--- START ---

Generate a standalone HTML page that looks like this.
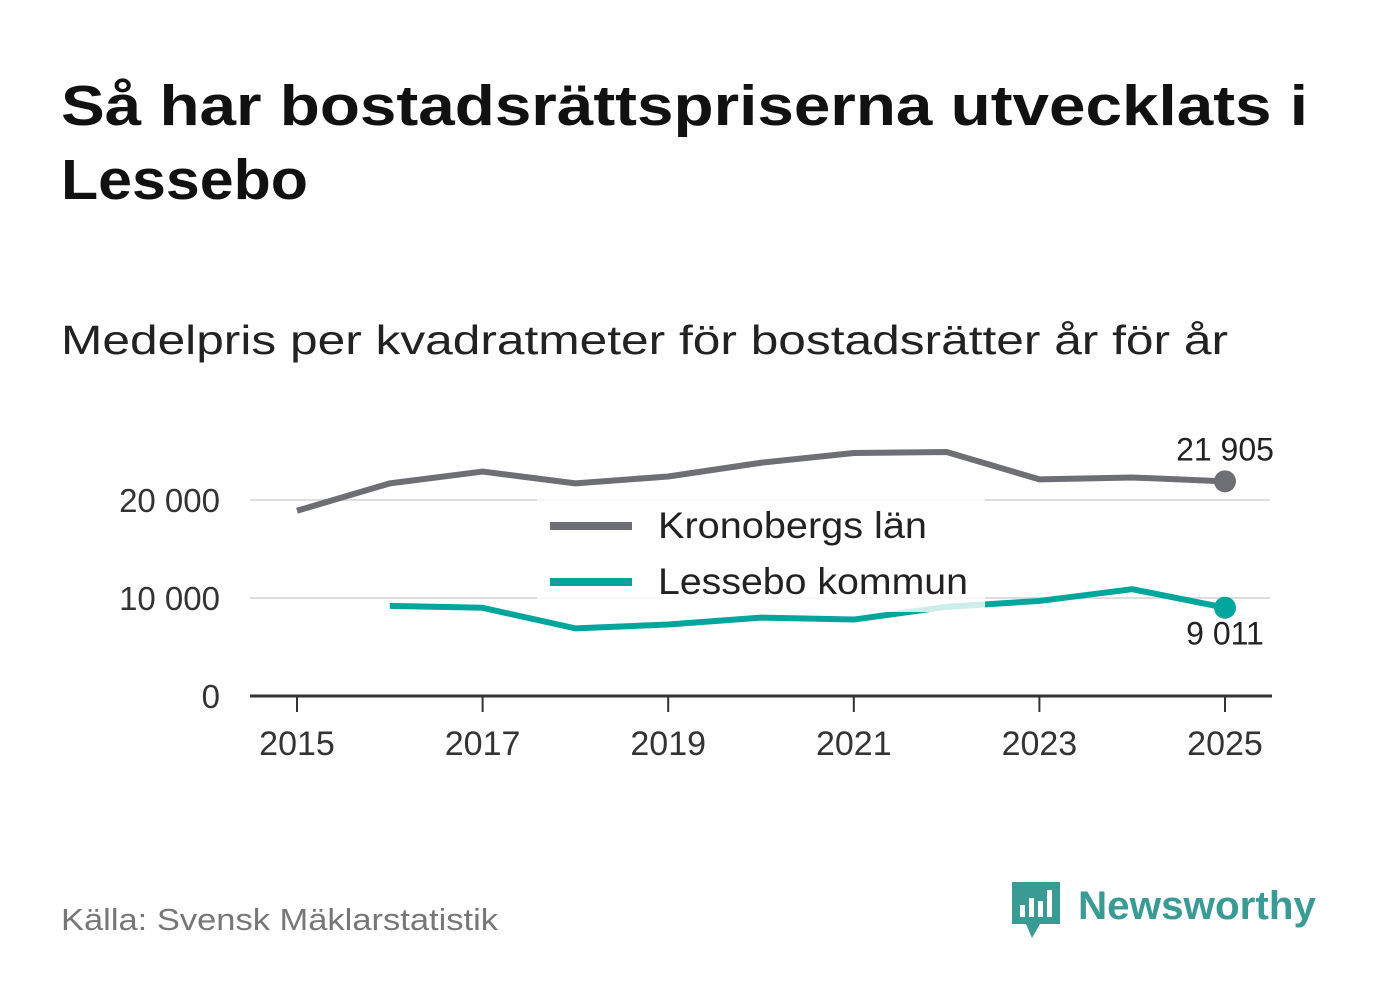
<!DOCTYPE html>
<html><head><meta charset="utf-8"><style>
body{margin:0;background:#fff;width:1382px;height:999px;overflow:hidden;font-family:"Liberation Sans",sans-serif;}
</style></head><body>
<svg width="1382" height="999" xmlns="http://www.w3.org/2000/svg" font-family="Liberation Sans, sans-serif">
<text x="61" y="125" font-size="57" font-weight="bold" fill="#111" textLength="1247" lengthAdjust="spacingAndGlyphs">Så har bostadsrättspriserna utvecklats i</text>
<text x="61" y="199" font-size="57" font-weight="bold" fill="#111" textLength="247" lengthAdjust="spacingAndGlyphs">Lessebo</text>
<text x="61" y="354" font-size="41" fill="#222" textLength="1167" lengthAdjust="spacingAndGlyphs">Medelpris per kvadratmeter för bostadsrätter år för år</text>
<g id="chart"></g>
<text x="61" y="930" font-size="31" fill="#777" textLength="437" lengthAdjust="spacingAndGlyphs">Källa: Svensk Mäklarstatistik</text>
<g>
<path d="M1012 882h48v42h-20l-8 14-6-14h-14z" fill="#3a9b94"/>
<rect x="1020" y="905" width="5" height="12" fill="#fff"/><rect x="1029" y="898" width="5" height="19" fill="#fff"/><rect x="1038" y="901" width="5" height="16" fill="#fff"/><rect x="1047" y="890" width="5" height="27" fill="#fff"/>
<text x="1078" y="919" font-size="40" font-weight="bold" fill="#3a9b94" textLength="238" lengthAdjust="spacingAndGlyphs">Newsworthy</text>
</g>
</svg>
<script>
const years=[2015,2016,2017,2018,2019,2020,2021,2022,2023,2024,2025];
const kronoberg=[18900,21700,22900,21700,22400,23800,24800,24900,22100,22300,21905];
const lessebo=[null,9200,9000,6900,7300,8000,7800,9100,9700,10900,9011];
const yTicks=[0,10000,20000];
const xTicks=[2015,2017,2019,2021,2023,2025];
const ns="http://www.w3.org/2000/svg";
const g=document.getElementById('chart');
const X=y=>297+(y-2015)*92.8, Y=v=>696-v*0.0098;
const fmt=v=>String(Math.round(v)).replace(/\B(?=(\d{3})+(?!\d))/g,' ');
function mk(t,a,p){const e=document.createElementNS(ns,t);for(const k in a)e.setAttribute(k,a[k]);(p||g).appendChild(e);return e;}
yTicks.forEach(v=>{
 if(v>0){const l=mk('line',{x1:250,x2:1270,y1:Y(v),y2:Y(v),stroke:'#ddd','stroke-width':2});
 
 }
 const t=mk('text',{x:220,y:Y(v)+12,'font-size':33,fill:'#333','text-anchor':'end'});t.textContent=fmt(v);
 
 
});
xTicks.forEach(y=>{
 mk('line',{x1:X(y),x2:X(y),y1:696,y2:712,stroke:'#333','stroke-width':2});
 const t=mk('text',{x:X(y),y:755,'font-size':34,fill:'#333','text-anchor':'middle'});t.textContent=y;
 
 
});
const ax=mk('line',{x1:250,x2:1272,y1:696,y2:696,stroke:'#333','stroke-width':3});


function series(vals,col,name){
 const pts=years.map((y,i)=>vals[i]==null?null:X(y)+','+Y(vals[i])).filter(p=>p);
 const p=mk('polyline',{points:pts.join(' '),fill:'none',stroke:col,'stroke-width':6,'stroke-linejoin':'round'});
 
 
 const last=vals[vals.length-1];
 const c=mk('circle',{cx:X(2025),cy:Y(last),r:11,fill:col});
 
 
 return last;
}
const k=series(kronoberg,'#6e6e75','kronoberg-line');
const l=series(lessebo,'#00a69c','lessebo-line');
const lb=mk('rect',{x:537,y:498,width:448,height:114,fill:'#fff','fill-opacity':0.8});


const t1=mk('text',{x:1225,y:Y(k)-21,'font-size':32,fill:'#222','text-anchor':'middle'});t1.textContent=fmt(k);


const t2=mk('text',{x:1225,y:Y(l)+37,'font-size':32,fill:'#222','text-anchor':'middle'});t2.textContent=fmt(l);


[['Kronobergs län','#6e6e75',526,269],['Lessebo kommun','#00a69c',582,310]].forEach(([n,c,y,w])=>{
 const gg=mk('g',{});
 
 
 mk('line',{x1:550,x2:632,y1:y,y2:y,stroke:c,'stroke-width':8},gg);
 const t=mk('text',{x:658,y:y+12,'font-size':37,fill:'#222',textLength:w,lengthAdjust:'spacingAndGlyphs'},gg);t.textContent=n;
});
</script>
</body></html>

--- END ---

### [The exercise]
Leave the pictures out and copy the rest of the data exactly.

### [Answer below]
Generate a standalone HTML page that looks like this.
<!DOCTYPE html>
<html><head><meta charset="utf-8"><style>
body{margin:0;background:#fff;width:1382px;height:999px;overflow:hidden;font-family:"Liberation Sans",sans-serif;}
</style></head><body>
<svg width="1382" height="999" xmlns="http://www.w3.org/2000/svg" font-family="Liberation Sans, sans-serif">
<text x="61" y="125" font-size="57" font-weight="bold" fill="#111" textLength="1247" lengthAdjust="spacingAndGlyphs">Så har bostadsrättspriserna utvecklats i</text>
<text x="61" y="199" font-size="57" font-weight="bold" fill="#111" textLength="247" lengthAdjust="spacingAndGlyphs">Lessebo</text>
<text x="61" y="354" font-size="41" fill="#222" textLength="1167" lengthAdjust="spacingAndGlyphs">Medelpris per kvadratmeter för bostadsrätter år för år</text>
<g id="chart"></g>
<text x="61" y="930" font-size="31" fill="#777" textLength="437" lengthAdjust="spacingAndGlyphs">Källa: Svensk Mäklarstatistik</text>
<g>
<path d="M1012 882h48v42h-20l-8 14-6-14h-14z" fill="#3a9b94"/>
<rect x="1020" y="905" width="5" height="12" fill="#fff"/><rect x="1029" y="898" width="5" height="19" fill="#fff"/><rect x="1038" y="901" width="5" height="16" fill="#fff"/><rect x="1047" y="890" width="5" height="27" fill="#fff"/>
<text x="1078" y="919" font-size="40" font-weight="bold" fill="#3a9b94" textLength="238" lengthAdjust="spacingAndGlyphs">Newsworthy</text>
</g>
</svg>
<script>
const years=[2015,2016,2017,2018,2019,2020,2021,2022,2023,2024,2025];
const kronoberg=[18900,21700,22900,21700,22400,23800,24800,24900,22100,22300,21905];
const lessebo=[null,9200,9000,6900,7300,8000,7800,9100,9700,10900,9011];
const yTicks=[0,10000,20000];
const xTicks=[2015,2017,2019,2021,2023,2025];
const ns="http://www.w3.org/2000/svg";
const g=document.getElementById('chart');
const X=y=>297+(y-2015)*92.8, Y=v=>696-v*0.0098;
const fmt=v=>String(Math.round(v)).replace(/\B(?=(\d{3})+(?!\d))/g,' ');
function mk(t,a,p){const e=document.createElementNS(ns,t);for(const k in a)e.setAttribute(k,a[k]);(p||g).appendChild(e);return e;}
yTicks.forEach(v=>{
 if(v>0){const l=mk('line',{x1:250,x2:1270,y1:Y(v),y2:Y(v),stroke:'#ddd','stroke-width':2});
 
 }
 const t=mk('text',{x:220,y:Y(v)+12,'font-size':33,fill:'#333','text-anchor':'end'});t.textContent=fmt(v);
 
 
});
xTicks.forEach(y=>{
 mk('line',{x1:X(y),x2:X(y),y1:696,y2:712,stroke:'#333','stroke-width':2});
 const t=mk('text',{x:X(y),y:755,'font-size':34,fill:'#333','text-anchor':'middle'});t.textContent=y;
 
 
});
const ax=mk('line',{x1:250,x2:1272,y1:696,y2:696,stroke:'#333','stroke-width':3});


function series(vals,col,name){
 const pts=years.map((y,i)=>vals[i]==null?null:X(y)+','+Y(vals[i])).filter(p=>p);
 const p=mk('polyline',{points:pts.join(' '),fill:'none',stroke:col,'stroke-width':6,'stroke-linejoin':'round'});
 
 
 const last=vals[vals.length-1];
 const c=mk('circle',{cx:X(2025),cy:Y(last),r:11,fill:col});
 
 
 return last;
}
const k=series(kronoberg,'#6e6e75','kronoberg-line');
const l=series(lessebo,'#00a69c','lessebo-line');
const lb=mk('rect',{x:537,y:498,width:448,height:114,fill:'#fff','fill-opacity':0.8});


const t1=mk('text',{x:1225,y:Y(k)-21,'font-size':32,fill:'#222','text-anchor':'middle'});t1.textContent=fmt(k);


const t2=mk('text',{x:1225,y:Y(l)+37,'font-size':32,fill:'#222','text-anchor':'middle'});t2.textContent=fmt(l);


[['Kronobergs län','#6e6e75',526,269],['Lessebo kommun','#00a69c',582,310]].forEach(([n,c,y,w])=>{
 const gg=mk('g',{});
 
 
 mk('line',{x1:550,x2:632,y1:y,y2:y,stroke:c,'stroke-width':8},gg);
 const t=mk('text',{x:658,y:y+12,'font-size':37,fill:'#222',textLength:w,lengthAdjust:'spacingAndGlyphs'},gg);t.textContent=n;
});
</script>
</body></html>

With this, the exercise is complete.